Adults who have Internet access at home are much more likely to be in romantic relationships than adults without Internet access, according to research to be presented at the 105th Annual Meeting of the American Sociological Association.
"Although prior research on the social impacts of Internet use has been rather ambiguous about the social cost of time spent online, our research suggests that Internet access has an important role to play in helping Americans find mates," said Michael J. Rosenfeld, an associate professor of sociology at Stanford University and the lead author of the study, "Meeting Online: The Rise of the Internet as a Social Intermediary."
According to the study, 82.2 percent of participants who had Internet access at home also had a spouse or romantic partner, compared to a 62.8-percent partnership rate for adults who did not have Internet access.
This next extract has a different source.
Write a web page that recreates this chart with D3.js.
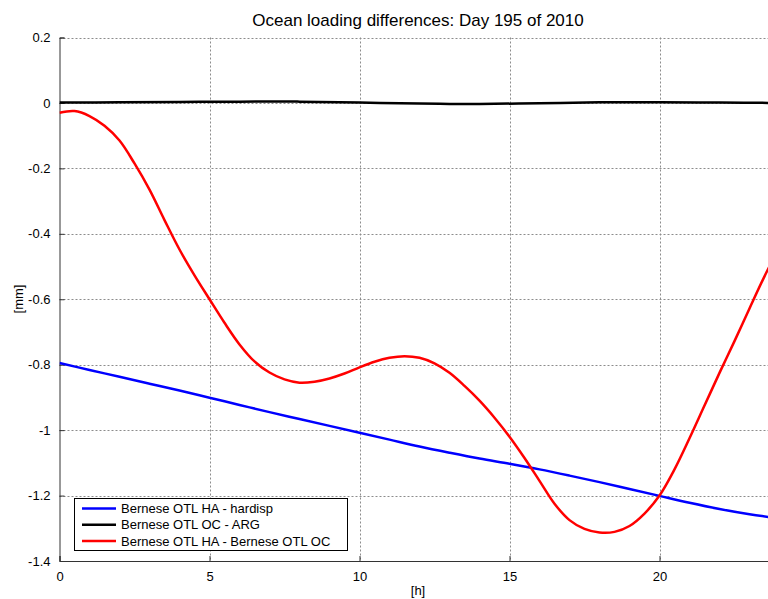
<!DOCTYPE html>
<html><head><meta charset="utf-8">
<script src="https://cdn.jsdelivr.net/npm/d3@7"></script>
<style>body{margin:0;background:#fff}svg{display:block}text{font-family:"Liberation Sans",Arial,Helvetica,sans-serif}</style>
</head><body><svg id="c" width="768" height="599"></svg>
<script>
const title = "Ocean loading differences: Day 195 of 2010";
const xLabel = "[h]";
const yLabel = "[mm]";
const xTicks = [0, 5, 10, 15, 20];
const yTicks = [0.2, 0, -0.2, -0.4, -0.6, -0.8, -1, -1.2, -1.4];
const seriesNames = ["Bernese OTL HA - hardisp", "Bernese OTL OC - ARG", "Bernese OTL HA - Bernese OTL OC"];
const seriesColors = ["#0000ff", "#000000", "#ff0000"];

const hoursBlue = [0,1,2,3,4,5,6,7,8,9,10,11,12,13,14,15,16,17,18,19,20,21,22,23,24];
const valuesBlue = [-0.795,-0.816,-0.837,-0.858,-0.879,-0.901,-0.923,-0.945,-0.966,-0.987,-1.008,-1.029,-1.050,-1.069,-1.087,-1.103,-1.120,-1.139,-1.159,-1.180,-1.201,-1.222,-1.241,-1.257,-1.270];

const hoursBlack = [0,2,4,6,8,10,12,13,14,16,18,19,20,22,24];
const valuesBlack = [0.001,0.002,0.003,0.004,0.004,0.001,-0.002,-0.003,-0.003,-0.001,0.002,0.002,0.002,0.001,0.000];

const hoursRed = [0,0.5,1,1.5,2,2.5,3,3.5,4,4.5,5,5.5,6,6.5,7,7.5,8,8.5,9,9.5,10,10.5,11,11.5,12,12.5,13,13.5,14,14.5,15,15.5,16,16.5,17,17.5,18,18.5,19,19.5,20,20.5,21,21.5,22,22.5,23,23.5,24];
const valuesRed = [-0.030,-0.025,-0.040,-0.070,-0.115,-0.185,-0.265,-0.358,-0.448,-0.527,-0.600,-0.672,-0.738,-0.790,-0.824,-0.845,-0.855,-0.852,-0.842,-0.827,-0.808,-0.791,-0.779,-0.774,-0.779,-0.796,-0.825,-0.865,-0.910,-0.962,-1.020,-1.085,-1.155,-1.225,-1.275,-1.302,-1.313,-1.311,-1.293,-1.255,-1.200,-1.120,-1.025,-0.925,-0.825,-0.728,-0.628,-0.530,-0.440];

const svg = d3.select("#c");
const L = 59.5, R = 779.5, T = 37.5, B = 561;
const x = d3.scaleLinear().domain([0, 24]).range([L, R]);
const y = d3.scaleLinear().domain([-1.4, 0.2]).range([B, T]);

const defs = svg.append("defs");
defs.append("clipPath").attr("id","clip").append("rect").attr("x",L).attr("y",T-3).attr("width",R-L).attr("height",B-T+6);

// grid
const grid = svg.append("g").attr("stroke","#8c8c8c").attr("stroke-width",1).attr("stroke-dasharray","2,2").attr("fill","none");
xTicks.filter(d=>d>0).forEach(d=>{
  grid.append("line").attr("x1",Math.round(x(d))+0.5).attr("x2",Math.round(x(d))+0.5).attr("y1",T).attr("y2",B);
});
yTicks.filter(d=>d>-1.4).forEach(d=>{
  grid.append("line").attr("x1",L).attr("x2",R).attr("y1",Math.round(y(d))+0.5).attr("y2",Math.round(y(d))+0.5);
});

// axes
const yAxis = d3.axisLeft(y).tickValues(yTicks).tickSize(-5).tickPadding(9).tickFormat(d=>d===0?"0":String(d));
const gy = svg.append("g").attr("transform",`translate(${L},0)`).call(yAxis);
const xAxis = d3.axisBottom(x).tickValues(xTicks).tickSize(-5).tickPadding(9).tickFormat(d3.format("d"));
const gx = svg.append("g").attr("transform",`translate(0,${B})`).call(xAxis);
[gx, gy].forEach(g=>{
  g.select(".domain").attr("stroke","#333");
  g.selectAll(".tick line").attr("stroke","#333");
  g.selectAll("text").attr("fill","#000").attr("font-size",13).attr("font-family",'"Liberation Sans",Arial,sans-serif');
});
gx.selectAll(".tick text").attr("dy","0.85em");

// lines
const plot = svg.append("g").attr("clip-path","url(#clip)");
const line = d3.line().x(d=>x(d[0])).y(d=>y(d[1])).curve(d3.curveCatmullRom.alpha(0.5));
const datasets = [
  d3.zip(hoursBlue, valuesBlue),
  d3.zip(hoursBlack, valuesBlack),
  d3.zip(hoursRed, valuesRed)
];
datasets.forEach((ds,i)=>{
  plot.append("path").datum(ds).attr("d", line).attr("fill","none").attr("stroke",seriesColors[i]).attr("stroke-width",2.5).attr("stroke-linejoin","round");
});

// title and labels
svg.append("text").attr("x",418).attr("y",26).attr("text-anchor","middle").attr("font-size",17).text(title);
svg.append("text").attr("x",418).attr("y",595).attr("text-anchor","middle").attr("font-size",13).text(xLabel);
svg.append("text").attr("transform","translate(23,299) rotate(-90)").attr("text-anchor","middle").attr("font-size",13).text(yLabel);

// legend
const lg = svg.append("g");
lg.append("rect").attr("x",74.5).attr("y",498.5).attr("width",273).attr("height",52).attr("fill","#fff").attr("stroke","#000").attr("stroke-width",1);
seriesNames.forEach((n,i)=>{
  const cy = 508.5 + i*16.3;
  lg.append("line").attr("x1",82).attr("x2",116).attr("y1",cy).attr("y2",cy).attr("stroke",seriesColors[i]).attr("stroke-width",2.5);
  lg.append("text").attr("x",121).attr("y",cy+4.5).attr("font-size",13).text(n);
});
</script></body></html>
The paper uses data from Wave I of the How Couples Meet and Stay Together (HCMST) survey, a nationally representative survey of 4,002 adults, of whom 3,009 had a spouse or romantic partner.
In addition to finding that people are more likely to be in romantic relationships if they have Internet access in their homes, Rosenfeld and study co-author Reuben J. Thomas, an assistant professor of sociology at the City University of New York, found that the Internet is the one social arena that is unambiguously gaining importance over time as a place where couples meet.
"With the meteoric rise of the Internet as a way couples have met in the past few years, and the concomitant recent decline in the central role of friends, it is possible that in the next several years the Internet could eclipse friends as the most influential way Americans meet their romantic partners, displacing friends out of the top position for the first time since the early 1940s," Rosenfeld said.
The study also found that the Internet is especially important for finding potential partners in groups where the supply is small or difficult to identify such as in the gay, lesbian, and middle-aged heterosexual communities.
Among couples who met within two years of the HCMST Wave I survey in the winter of 2009, 61 percent of same-sex couples and 21.5 percent of heterosexual couples met online.
"Couples who meet online are much more likely to be same-sex couples, and somewhat more likely to be from different religious backgrounds," Rosenfeld said. "The Internet is not simply a new and more efficient way to keep in touch with our existing networks; rather the Internet is a new kind of social intermediary that may reshape the kinds of partners and relationships we have."